Tennessee Hospital Monopoly Continues to Fail Consumers
By Consumers for Quality Care, on December 17, 2024
The country’s largest state-sanctioned hospital monopoly is facing continued calls for reform as consumers increasingly grow wary and fearful about the quality of care being administered, according to KFF Health News.
Ballad Health is a large 20-hospital system serving over 1 million residents in northeast Tennessee and southwest Virginia. The system was established six years ago, when Tennessee and Virginia lawmakers agreed to waive anti-monopoly laws. In exchange for this waiver, Ballad agreed to uphold certain levels of quality care, but in the years since, Ballad has not met these goals, failing consumers who have few options for where they receive medical care. For residents across this 29-county region of Tennessee, Virginia, Kentucky, and North Carolina, the hospitals in Ballad’s network are the only option for emergency care in the Tri-Cities area.
Though the hospital is graded by the Tennessee Department of Health each year, only a fraction of Ballad’s final score depends on performance standards, such as surgery complications, emergency room speed, and patient satisfaction. This has allowed Ballad to receive an “A” grade each year despite a history of failing to meet quality of care standards.
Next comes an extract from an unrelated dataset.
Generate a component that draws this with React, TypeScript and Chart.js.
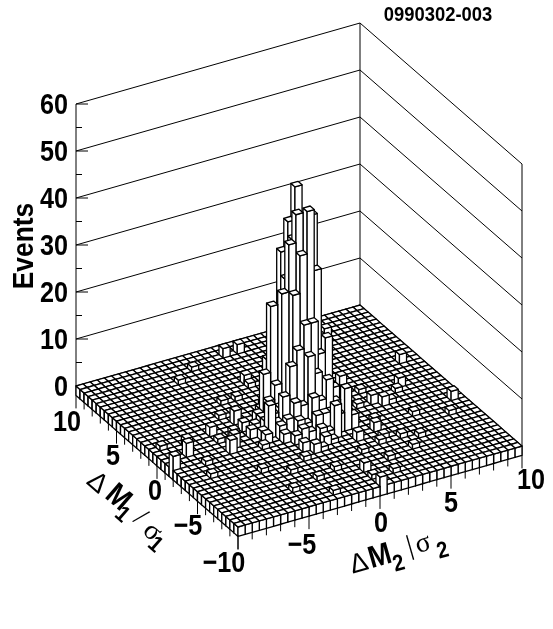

Larry Fitzgerald, a retired Tennessee consultant who was left with no choice but to give Ballad high marks when he was working, said the merger has “probably not” benefitted consumers.
Emergency department wait times and hospital admission times have become a major concern for Ballad. The time that patients spend in the emergency department before admission has sharply increased year after year, leading to a median wait time of eleven hours, a number that has increased threefold since the Ballad Health monopoly was established.
Regulators have taken notice, with the Federal Trade Commission citing Ballad as a prime example of a failing merger in the health care system.
CQC applauds efforts to improve the quality of care for consumers. Decreased competition hurts consumers, often leading to fewer options for care and higher out-of-pocket costs. CQC urges regulators and lawmakers to promote more competition and to discourage mergers and other business practices that leave consumers worse off.